На рубеже 1880–1890-х годов Ибсен неоднократно беседовал с юной Хелене Рафф, которая записала эти беседы в своем дневнике. Однажды он сказал ей, что большинство людей умирают, так и не пожив по-настоящему. К счастью для них самих, они этого не понимают. В своей последней пьесе Ибсен изображает двух людей, которые понимают это. Они терзаются раскаянием и отчаянием.
Когда Ибсен еще только обдумывал замысел этой пьесы, он пережил трогательную встречу с самым идеалистическим произведением своей юности — «Брандом». В «Бранде» драматург с жаром воспевал бунтующего человека, который олицетворял собой Адама до грехопадения. Во время празднования своего семидесятилетнего юбилея Ибсен посетил копенгагенский театр, где встретился с собственной юностью. Эта встреча взволновала драматурга. «Это трогательно. В этом вся моя молодость; я не вспоминал о „Бранде“ тридцать лет», — заявил он. Говорят, что на спектакле Ибсен плакал.
В драме, завершающей творчество Ибсена, художник оказывается лицом к лицу с человеком, которого в юности сделал своей моделью. Скульптор Арнольд Рубек много лет назад хотел создать статую настоящей «земной женщины», подобной Еве до грехопадения — когда она пробуждается и вновь обретает себя в «день воскресения». «Восстание из мертвых» — так называлась скульптура, которая должна была изображать свободного от греха человека, радующегося своей земной сущности.
Одна из главных проблем в последней драме Ибсена связана с названием скульптуры — и самой этой драмы. Проблема пробуждения, воскресения. Ибсен пытается осмыслить необычайно зыбкую грань между жизнью и смертью, между «посюсторонним» и «потусторонним», которое он понимает не в метафизическом смысле. Как именно использует Ибсен библейские представления — в этом ключ к пониманию драмы.

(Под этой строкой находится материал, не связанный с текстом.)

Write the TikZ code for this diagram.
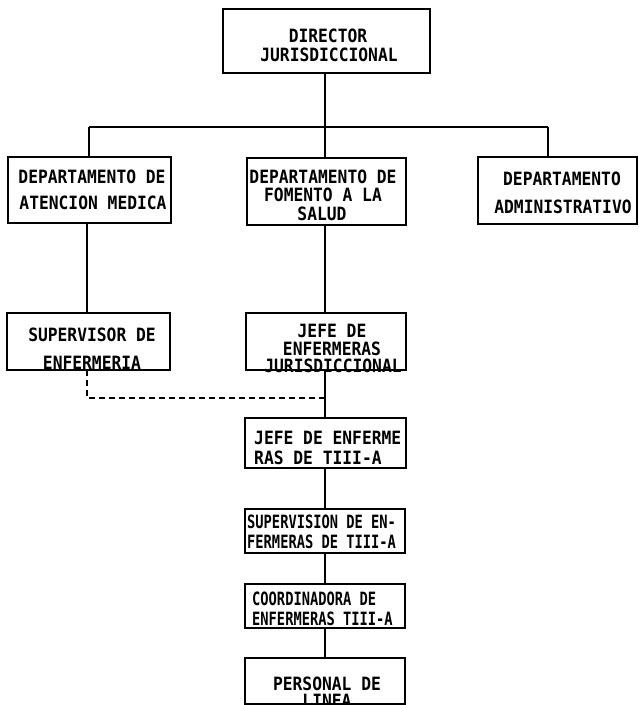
\documentclass[tikz,border=0pt]{standalone}
\usepackage{fontspec}
\newfontfamily\twfont[FakeStretch=0.89]{DejaVu Sans Mono Bold}
\newfontfamily\twnarrow[FakeStretch=0.75]{DejaVu Sans Mono Bold}
\begin{document}
\begin{tikzpicture}[x=1pt,y=-1pt,
  box/.style={draw, line width=1.6pt, inner sep=0pt, outer sep=0pt, rectangle},
  lbl/.style={font=\twfont\fontsize{18.3}{19}\selectfont, inner sep=0pt, anchor=base},
  lbln/.style={font=\twnarrow\fontsize{18.3}{19}\selectfont, inner sep=0pt, anchor=base west},
  conn/.style={line width=1.6pt},
  dconn/.style={line width=1.4pt, dash pattern=on 6pt off 4pt}]
\fill[white] (0,0) rectangle (638,705);
\useasboundingbox (0,0) rectangle (638,705);

% boxes
\node[box, minimum width=207pt, minimum height=64pt] (dir) at (326.5,41) {};
\node[box, minimum width=163pt, minimum height=66pt] (d1) at (89.5,190) {};
\node[box, minimum width=159pt, minimum height=67pt] (d2) at (326.5,191.5) {};
\node[box, minimum width=159pt, minimum height=67pt] (d3) at (557.5,190.5) {};
\node[box, minimum width=163pt, minimum height=57pt] (sup) at (88.5,341.5) {};
\node[box, minimum width=160pt, minimum height=57pt] (jj) at (326,341.5) {};
\node[box, minimum width=161pt, minimum height=50pt] (j3) at (325.5,443) {};
\node[box, minimum width=160pt, minimum height=44pt] (s4) at (325,531) {};
\node[box, minimum width=160pt, minimum height=44pt] (c5) at (325,606) {};
\node[box, minimum width=160pt, minimum height=46pt] (p6) at (325,681) {};

% labels
\node[lbl] (dirA) at (328,42) {DIRECTOR};
\node[lbl] (dirB) at (329,61) {JURISDICCIONAL};
\node[lbl] (d1A) at (92,183) {DEPARTAMENTO DE};
\node[lbl] (d1B) at (93,209) {ATENCION MEDICA};
\node[lbl] (d2A) at (323,183) {DEPARTAMENTO DE};
\node[lbl] (d2B) at (323,201.5) {FOMENTO A LA};
\node[lbl] (d2C) at (322,220) {SALUD};
\node[lbl] (d3A) at (562,185) {DEPARTAMENTO};
\node[lbl] (d3B) at (563,213) {ADMINISTRATIVO};
\node[lbl] (supA) at (92,341.5) {SUPERVISOR DE};
\node[lbl] (supB) at (92,369) {ENFERMERIA};
\node[lbl] (jjA) at (332,337) {JEFE DE};
\node[lbl] (jjB) at (332,355) {ENFERMERAS};
\node[lbl] (jjC) at (333,372) {JURISDICCIONAL};
\node[lbl, anchor=base west] (j3A) at (254,444) {JEFE DE ENFERME};
\node[lbl, anchor=base west] (j3B) at (254,464) {RAS DE TIII-A};
\node[lbln] (s4A) at (247,528) {SUPERVISION DE EN-};
\node[lbln] (s4B) at (247,548) {FERMERAS DE TIII-A};
\node[lbln] (c5A) at (252,605) {COORDINADORA DE};
\node[lbln] (c5B) at (252,625) {ENFERMERAS TIII-A};
\node[lbl] (p6A) at (327,690) {PERSONAL DE};
\node[lbl] (p6B) at (327,707) {LINEA};

% connectors
\coordinate (busL) at (89,127);
\coordinate (busM) at (325,127);
\coordinate (busR) at (548,127);
\coordinate (dashC) at (87,398);
\draw[conn] (dir.south -| busM) -- (busM);
\draw[conn] (busL) -- (busR);
\draw[conn] (busL) -- (busL |- d1.north);
\draw[conn] (busM) -- (busM |- d2.north);
\draw[conn] (busR) -- (busR |- d3.north);
\draw[conn] (d1.south -| dashC) -- (sup.north -| dashC);
\draw[conn] (d2.south -| busM) -- (jj.north -| busM);
\draw[conn] (jj.south -| busM) -- (j3.north -| busM);
\draw[conn] (j3.south -| busM) -- (s4.north -| busM);
\draw[conn] (s4.south -| busM) -- (c5.north -| busM);
\draw[conn] (c5.south -| busM) -- (p6.north -| busM);
\draw[dconn] (sup.south -| dashC) -- (dashC) -- (dashC -| busM);
\end{tikzpicture}
\end{document}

Суд Ибсена над самим собой?
Когда драма вышла в свет, многие восприняли ее как приговор автора самому себе и Художнику в принципе. В ней увидели трагедию стареющего скульптора, который долгие годы жил только ради своего творчества, жертвуя собственной жизнью и жизнями других людей. И теперь пришло время посмотреть на себя с сожалением и каяться по поводу растраченной жизни. Вот что терзает и мучает скульптора, а успех, мировая слава потеряли для него смысл. И все же он не может и не хочет перестать быть художником.
Таково положение Рубека, который своим искусством покорил целый «мир», но ненавидит свою профессию и своих поклонников. И вот, пока Рубек пребывает в этой депрессии, к нему является женщина, которую он когда-то отверг. Эта женщина обвиняет его в том, что он погубил ее живую душу. Обвинения Ирены многие считали совершенно справедливыми. Ирена — такая же жертва, как и Элла Рентхейм, обвиняющая Йуна Габриэля в «убийстве» своей души. В обоих случаях женщина полагает, что тот, кого она любила, ее просто использовал. Жажда творчества в нем подавила естественные чувства. Очевидно, что основной конфликт последней драмы Ибсена — это конфликт между искусством и жизнью.
Но весьма сомнительно утверждение, что Ибсен в этой драме изображал самого себя, сводил счеты с собой и каялся в собственных ошибках. Между тем подобная интерпретация распространялась вплоть до наших дней — порой с некоторой долей биографизма, порой без нее. Но с годами количество различных толкований значительно возросло, и теперь их обилие ставит читателя в тупик. Молодые ибсеноведы стремятся уйти от концепции экзистенциального сведения счетов, от акцентуации языкового и мифологического аспектов, от идей риторического самообмана и самомифологизации главного героя.
Довольно убедительно звучит мысль о том, что языковое манипулирование подменяет в драме реальное саморазоблачение: лишь благодаря манипуляциям со словами персонажи Ибсена могут переносить пустоту и отсутствие смысла в жизни. Многие современные исследователи находят в драме более или менее явную авторскую иронию.